I use a Lansky for a lot of my sharpening. The angle really depends on what you're using the knife for. For my hunting knives I use the 25 degree, and that works well. For most of my EDC's I use the 20 degree. As long as you have decent steel it works well. For instance, most of the Spyderco knives I've sharpened seem to have a factory angle of a little less than 20 degrees
 
\ My current blades start at the back spline and taper down to edge. I see all the really nice knives that start at the back spline and taper down and then have another taper at the cutting edge.

I believe he is talking about primary and secondary blade bevels. I am at the same point (ready for heat treat) on my first knife and have been trying to research the same thing. Love to hear tips.
 
View attachment KNIF.pdf
I tried to show what I am talking about in attachment. Some blades seem to be one consistent grind from the top to the edge. Others seem to have a step taper on the bottom. Which is done for a universal knife?
 
I looked at your pic and I'm still trying to figure it out.
so right now where are you at. You have ground the bevels in preparation heat treat to about a dimes width?
If so good then you can heat treat it and after HT you will grind that bevel down thinner to around .015 - .005 or so depending on the knifes intended use. After that then you will take the lansky and sharpen it adding the secondary bevel which is the cutting edge.

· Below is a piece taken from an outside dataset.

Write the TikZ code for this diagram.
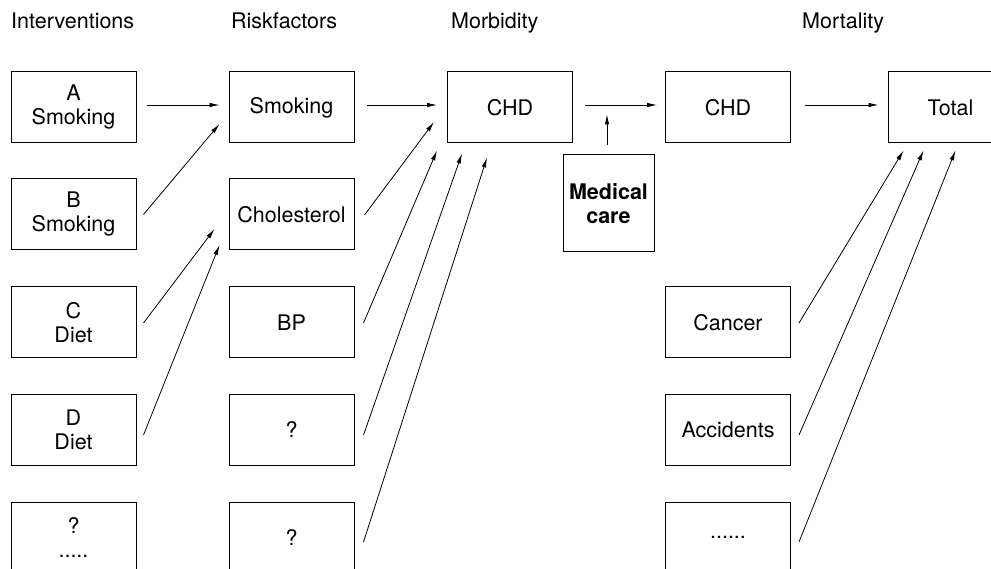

I hope this helps this is kind of rookie helping rookie here i have only been at this just under a year
 
This is what I was thinking also. Last time I did a knife I heat treated and then ground sharp so it was just a V and no bevel.
 
When you do a full flat grind (FFG), typically a narrow (.020") is left. This will form the secondary bevel that will be ground in anywhere from 15 to 25 degrees depending on use. "IF" you leave it as the full flat grind with the flat grind tapering all the way to a sharp edge, this will be a VERY sharp edge without much strength as it's only a 2 or 3 degree bevel. Sure would slice a tomato! BUT, the edge would chip so easy. By using the secondary bevel (as shown on the right vertical blade) allows use of 15 or 25 degree bevel for much more strength in the edge.

Ken H>
 
View attachment 52151
I tried to show what I am talking about in attachment. Some blades seem to be one consistent grind from the top to the edge. Others seem to have a step taper on the bottom. Which is done for a universal knife?

That depends on you the maker, there are no rules here. I make mostly culinary and make FFG blades and sharpen all of the knives I make or sharpen for others with a slightly Convexed edge which I do on my 2 x 72" belt sander which I take to 600 grit or 15 Micron finish…

If you started with a thiner edge & knocked those corners off of your top edge view picture, that's what my final edges on a Full Flat Grind blade look like. I hope I answered your question or helped in some way?
 
When you do a convex grind with a belt sander do you grind with the edge up so its cutting into the edge like when using a stone? Or do you go edge down like you would with a strop?

Thanks
 
Thank you all, so if I understand correctly I flat grind to .020" heat treat, and then I sharpen that edge with either my lansky sharpening system or my work sharp system. These would put the 25deg edge. Sound about right?
 
OK here is another dumb question., 1084 steel, heat treat to 1450 (non magnetic). So my question: I put the blade in my 2 brick forge and its heating. I check it once in a while and when it hits non magnetic I leave it in for a minute more. Pull it out and quench. I hear people talk about soak time etc. Is this process I am doing wrong ?
 
I flat grind to .020" heat treat, and then I sharpen that edge ...... 25 degree edge

Yep, you've got the idea. The FFG allows a thin angle to cut/slice, and the 25 degree give strength to the edge.

I have seen a place where soaking was suggested for 1084, but there is a BIG concern about grain growth. I suspect it's better to hold just above non-magnetic for a minute or so, then quench in a fast quench..... perhaps even a brine solution (if you're feeling brave).